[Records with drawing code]
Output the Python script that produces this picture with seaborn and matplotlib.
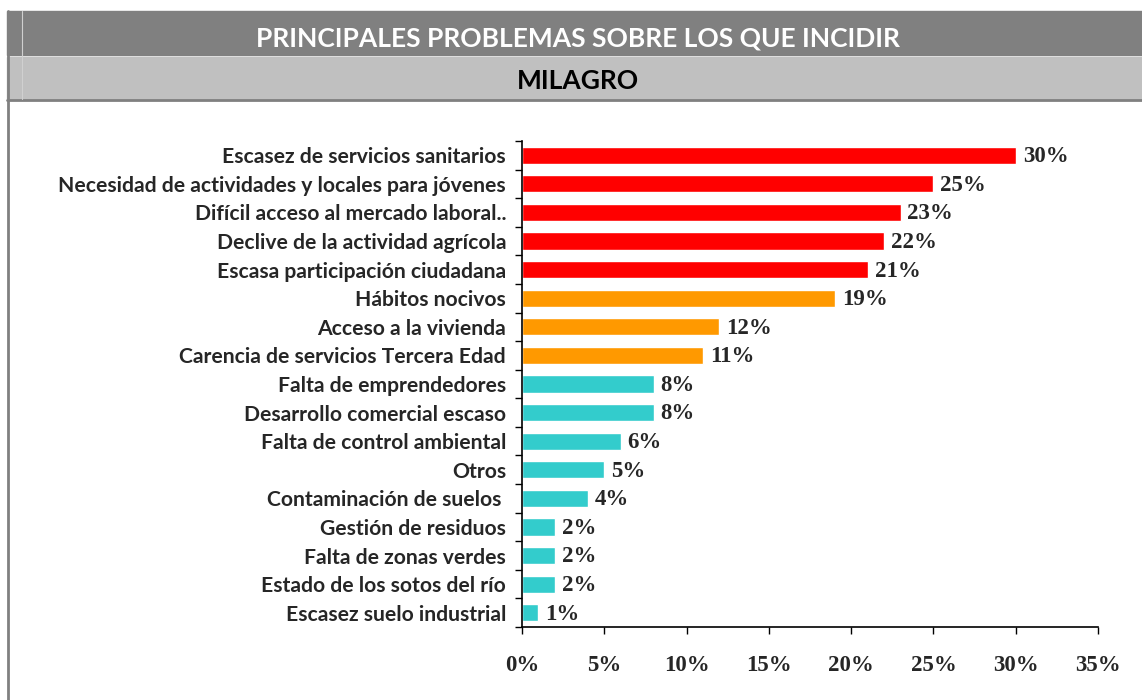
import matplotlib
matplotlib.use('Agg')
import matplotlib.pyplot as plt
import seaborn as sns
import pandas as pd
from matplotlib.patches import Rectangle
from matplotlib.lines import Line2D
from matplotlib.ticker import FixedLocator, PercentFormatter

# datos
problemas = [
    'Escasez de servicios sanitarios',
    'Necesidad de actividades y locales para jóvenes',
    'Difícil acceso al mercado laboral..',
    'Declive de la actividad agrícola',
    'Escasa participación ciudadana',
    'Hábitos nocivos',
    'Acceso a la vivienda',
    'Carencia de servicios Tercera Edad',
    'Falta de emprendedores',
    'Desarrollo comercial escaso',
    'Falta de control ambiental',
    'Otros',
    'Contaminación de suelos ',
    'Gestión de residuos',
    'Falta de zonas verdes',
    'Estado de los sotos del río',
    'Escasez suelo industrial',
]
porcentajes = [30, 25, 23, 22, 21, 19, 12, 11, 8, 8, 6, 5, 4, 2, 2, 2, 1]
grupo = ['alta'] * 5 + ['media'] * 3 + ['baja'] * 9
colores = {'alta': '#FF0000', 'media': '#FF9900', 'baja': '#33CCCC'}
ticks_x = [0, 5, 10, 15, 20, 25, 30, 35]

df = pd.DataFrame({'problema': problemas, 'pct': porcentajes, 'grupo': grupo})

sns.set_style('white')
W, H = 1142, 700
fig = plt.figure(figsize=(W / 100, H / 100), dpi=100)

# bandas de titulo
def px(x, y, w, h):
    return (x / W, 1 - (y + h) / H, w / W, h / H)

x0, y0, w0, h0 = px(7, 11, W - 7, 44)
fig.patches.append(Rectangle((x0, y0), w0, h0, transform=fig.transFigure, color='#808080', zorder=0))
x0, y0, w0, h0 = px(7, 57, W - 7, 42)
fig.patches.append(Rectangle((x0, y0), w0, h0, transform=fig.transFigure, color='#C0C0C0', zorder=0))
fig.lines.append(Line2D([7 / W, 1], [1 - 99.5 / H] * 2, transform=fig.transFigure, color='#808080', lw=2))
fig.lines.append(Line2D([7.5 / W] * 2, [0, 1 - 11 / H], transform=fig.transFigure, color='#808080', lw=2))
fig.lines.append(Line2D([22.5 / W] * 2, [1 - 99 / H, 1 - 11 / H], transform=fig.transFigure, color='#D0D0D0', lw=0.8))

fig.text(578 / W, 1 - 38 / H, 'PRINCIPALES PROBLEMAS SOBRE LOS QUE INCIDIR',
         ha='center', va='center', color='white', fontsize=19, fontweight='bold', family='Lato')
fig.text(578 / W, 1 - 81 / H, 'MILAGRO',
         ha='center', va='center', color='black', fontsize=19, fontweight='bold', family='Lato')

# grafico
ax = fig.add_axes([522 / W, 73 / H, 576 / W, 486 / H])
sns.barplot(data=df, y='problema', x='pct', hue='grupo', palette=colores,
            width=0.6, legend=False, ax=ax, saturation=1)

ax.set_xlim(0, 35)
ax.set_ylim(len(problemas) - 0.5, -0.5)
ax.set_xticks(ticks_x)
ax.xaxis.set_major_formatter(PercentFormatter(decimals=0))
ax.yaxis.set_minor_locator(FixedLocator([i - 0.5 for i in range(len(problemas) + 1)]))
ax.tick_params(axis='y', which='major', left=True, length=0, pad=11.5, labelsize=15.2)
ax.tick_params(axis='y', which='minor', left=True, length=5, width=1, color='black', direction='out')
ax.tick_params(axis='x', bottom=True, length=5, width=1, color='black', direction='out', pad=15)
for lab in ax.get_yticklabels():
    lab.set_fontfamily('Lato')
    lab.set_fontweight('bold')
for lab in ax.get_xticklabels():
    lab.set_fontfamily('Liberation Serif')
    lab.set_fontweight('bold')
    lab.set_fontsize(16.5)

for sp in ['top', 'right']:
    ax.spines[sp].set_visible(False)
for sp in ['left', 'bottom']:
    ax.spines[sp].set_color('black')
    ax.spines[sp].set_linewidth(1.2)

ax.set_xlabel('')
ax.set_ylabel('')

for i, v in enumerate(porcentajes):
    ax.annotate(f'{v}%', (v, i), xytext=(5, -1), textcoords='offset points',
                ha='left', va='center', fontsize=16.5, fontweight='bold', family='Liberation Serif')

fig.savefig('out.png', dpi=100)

...

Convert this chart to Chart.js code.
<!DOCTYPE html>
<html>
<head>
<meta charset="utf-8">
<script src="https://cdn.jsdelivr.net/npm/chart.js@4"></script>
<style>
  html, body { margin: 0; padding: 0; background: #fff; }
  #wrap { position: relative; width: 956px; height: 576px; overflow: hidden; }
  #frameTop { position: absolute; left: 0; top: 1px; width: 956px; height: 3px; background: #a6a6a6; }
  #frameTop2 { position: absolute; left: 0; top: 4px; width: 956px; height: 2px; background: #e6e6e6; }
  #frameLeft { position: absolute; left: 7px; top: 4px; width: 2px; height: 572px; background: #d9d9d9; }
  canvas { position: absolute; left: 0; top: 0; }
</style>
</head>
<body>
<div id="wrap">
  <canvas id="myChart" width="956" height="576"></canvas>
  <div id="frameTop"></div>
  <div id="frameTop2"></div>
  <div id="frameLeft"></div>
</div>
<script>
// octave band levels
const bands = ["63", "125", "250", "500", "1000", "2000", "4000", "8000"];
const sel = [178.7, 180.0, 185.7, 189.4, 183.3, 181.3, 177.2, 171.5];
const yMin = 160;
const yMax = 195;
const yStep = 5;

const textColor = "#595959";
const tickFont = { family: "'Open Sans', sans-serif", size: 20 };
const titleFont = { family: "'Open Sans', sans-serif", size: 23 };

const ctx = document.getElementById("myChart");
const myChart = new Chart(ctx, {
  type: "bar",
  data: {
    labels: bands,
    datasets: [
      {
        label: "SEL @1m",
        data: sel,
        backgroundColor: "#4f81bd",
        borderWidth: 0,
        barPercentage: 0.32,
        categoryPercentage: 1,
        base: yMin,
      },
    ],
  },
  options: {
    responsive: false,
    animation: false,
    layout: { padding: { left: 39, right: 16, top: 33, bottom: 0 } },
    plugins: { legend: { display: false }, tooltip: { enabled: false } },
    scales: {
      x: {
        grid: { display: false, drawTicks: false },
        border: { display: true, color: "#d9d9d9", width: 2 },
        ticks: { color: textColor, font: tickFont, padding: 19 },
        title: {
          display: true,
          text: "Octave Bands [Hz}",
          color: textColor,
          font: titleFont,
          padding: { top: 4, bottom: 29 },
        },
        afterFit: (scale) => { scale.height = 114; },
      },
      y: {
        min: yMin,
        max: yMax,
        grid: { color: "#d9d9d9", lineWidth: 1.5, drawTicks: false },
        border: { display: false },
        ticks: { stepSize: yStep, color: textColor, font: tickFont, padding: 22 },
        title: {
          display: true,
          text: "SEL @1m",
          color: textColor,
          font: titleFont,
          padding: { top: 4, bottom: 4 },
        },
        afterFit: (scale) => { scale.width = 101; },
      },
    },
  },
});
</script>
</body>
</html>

==

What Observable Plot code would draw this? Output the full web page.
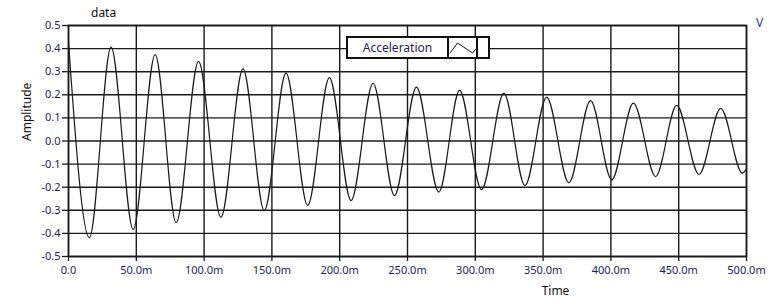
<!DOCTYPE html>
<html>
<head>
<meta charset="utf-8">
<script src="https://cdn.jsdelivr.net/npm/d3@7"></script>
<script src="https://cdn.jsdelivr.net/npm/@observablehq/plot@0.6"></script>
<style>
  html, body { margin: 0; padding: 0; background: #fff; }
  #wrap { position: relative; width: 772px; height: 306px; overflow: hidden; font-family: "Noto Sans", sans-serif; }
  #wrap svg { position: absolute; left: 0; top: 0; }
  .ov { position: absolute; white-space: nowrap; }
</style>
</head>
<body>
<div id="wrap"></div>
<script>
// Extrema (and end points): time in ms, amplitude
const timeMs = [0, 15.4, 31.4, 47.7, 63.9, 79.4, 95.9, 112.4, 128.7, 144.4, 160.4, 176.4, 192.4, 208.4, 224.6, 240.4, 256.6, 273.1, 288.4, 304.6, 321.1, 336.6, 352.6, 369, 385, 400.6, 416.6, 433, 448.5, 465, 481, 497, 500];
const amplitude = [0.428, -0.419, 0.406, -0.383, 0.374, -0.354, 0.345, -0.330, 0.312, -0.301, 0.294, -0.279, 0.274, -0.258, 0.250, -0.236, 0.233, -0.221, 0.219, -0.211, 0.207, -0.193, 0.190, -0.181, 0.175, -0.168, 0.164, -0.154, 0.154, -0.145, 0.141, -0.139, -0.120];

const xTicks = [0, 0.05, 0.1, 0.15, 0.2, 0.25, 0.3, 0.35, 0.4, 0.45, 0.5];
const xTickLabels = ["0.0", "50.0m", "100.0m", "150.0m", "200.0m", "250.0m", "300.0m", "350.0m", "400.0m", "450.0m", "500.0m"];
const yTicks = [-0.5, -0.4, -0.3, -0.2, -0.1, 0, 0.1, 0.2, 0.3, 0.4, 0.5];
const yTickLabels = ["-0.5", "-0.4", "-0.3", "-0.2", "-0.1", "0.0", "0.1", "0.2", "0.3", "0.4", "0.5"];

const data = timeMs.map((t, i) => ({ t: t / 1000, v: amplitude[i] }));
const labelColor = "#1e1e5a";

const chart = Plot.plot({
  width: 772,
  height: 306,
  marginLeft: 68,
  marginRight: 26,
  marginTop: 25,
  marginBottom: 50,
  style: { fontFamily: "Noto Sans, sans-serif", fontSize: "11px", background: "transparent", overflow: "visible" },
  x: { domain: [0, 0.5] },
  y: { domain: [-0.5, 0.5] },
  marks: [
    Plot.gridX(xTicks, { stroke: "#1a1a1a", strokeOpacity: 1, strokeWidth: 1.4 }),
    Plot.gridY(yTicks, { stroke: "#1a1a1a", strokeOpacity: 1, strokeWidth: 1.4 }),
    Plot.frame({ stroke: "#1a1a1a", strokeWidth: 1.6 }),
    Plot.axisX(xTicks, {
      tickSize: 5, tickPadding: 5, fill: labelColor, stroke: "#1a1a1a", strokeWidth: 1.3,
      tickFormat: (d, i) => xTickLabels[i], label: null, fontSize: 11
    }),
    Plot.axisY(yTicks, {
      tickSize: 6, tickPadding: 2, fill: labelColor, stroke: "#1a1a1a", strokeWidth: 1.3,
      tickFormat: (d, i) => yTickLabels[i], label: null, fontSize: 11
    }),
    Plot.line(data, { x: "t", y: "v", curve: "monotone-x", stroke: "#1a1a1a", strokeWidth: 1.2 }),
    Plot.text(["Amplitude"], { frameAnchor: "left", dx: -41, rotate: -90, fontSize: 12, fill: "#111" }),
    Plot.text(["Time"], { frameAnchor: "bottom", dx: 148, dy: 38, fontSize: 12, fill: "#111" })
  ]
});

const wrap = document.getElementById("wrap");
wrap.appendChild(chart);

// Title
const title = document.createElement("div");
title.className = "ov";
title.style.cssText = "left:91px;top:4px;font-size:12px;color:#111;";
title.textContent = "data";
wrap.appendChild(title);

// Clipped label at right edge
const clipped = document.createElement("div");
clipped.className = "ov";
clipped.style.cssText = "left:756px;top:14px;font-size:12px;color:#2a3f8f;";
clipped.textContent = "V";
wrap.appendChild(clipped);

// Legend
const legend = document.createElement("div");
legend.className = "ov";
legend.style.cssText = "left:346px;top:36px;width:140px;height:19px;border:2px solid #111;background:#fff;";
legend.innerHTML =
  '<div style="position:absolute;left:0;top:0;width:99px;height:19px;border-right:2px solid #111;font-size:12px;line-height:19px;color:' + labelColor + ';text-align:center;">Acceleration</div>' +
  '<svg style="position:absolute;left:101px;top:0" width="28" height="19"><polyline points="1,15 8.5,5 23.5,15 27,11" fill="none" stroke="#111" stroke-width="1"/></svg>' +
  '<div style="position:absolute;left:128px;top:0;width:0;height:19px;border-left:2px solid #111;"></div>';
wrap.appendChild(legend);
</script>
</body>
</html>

What to work on >> In the listing above, find the line with "Output the Python" and the line with "return (x /". Copy exactly those two and every line between, without the pictures.

Correct answer >>
Output the Python script that produces this picture with seaborn and matplotlib.
import matplotlib
matplotlib.use('Agg')
import matplotlib.pyplot as plt
import seaborn as sns
import pandas as pd
from matplotlib.patches import Rectangle
from matplotlib.lines import Line2D
from matplotlib.ticker import FixedLocator, PercentFormatter

# datos
problemas = [
    'Escasez de servicios sanitarios',
    'Necesidad de actividades y locales para jóvenes',
    'Difícil acceso al mercado laboral..',
    'Declive de la actividad agrícola',
    'Escasa participación ciudadana',
    'Hábitos nocivos',
    'Acceso a la vivienda',
    'Carencia de servicios Tercera Edad',
    'Falta de emprendedores',
    'Desarrollo comercial escaso',
    'Falta de control ambiental',
    'Otros',
    'Contaminación de suelos ',
    'Gestión de residuos',
    'Falta de zonas verdes',
    'Estado de los sotos del río',
    'Escasez suelo industrial',
]
porcentajes = [30, 25, 23, 22, 21, 19, 12, 11, 8, 8, 6, 5, 4, 2, 2, 2, 1]
grupo = ['alta'] * 5 + ['media'] * 3 + ['baja'] * 9
colores = {'alta': '#FF0000', 'media': '#FF9900', 'baja': '#33CCCC'}
ticks_x = [0, 5, 10, 15, 20, 25, 30, 35]

df = pd.DataFrame({'problema': problemas, 'pct': porcentajes, 'grupo': grupo})

sns.set_style('white')
W, H = 1142, 700
fig = plt.figure(figsize=(W / 100, H / 100), dpi=100)

# bandas de titulo
def px(x, y, w, h):
    return (x / W, 1 - (y + h) / H, w / W, h / H)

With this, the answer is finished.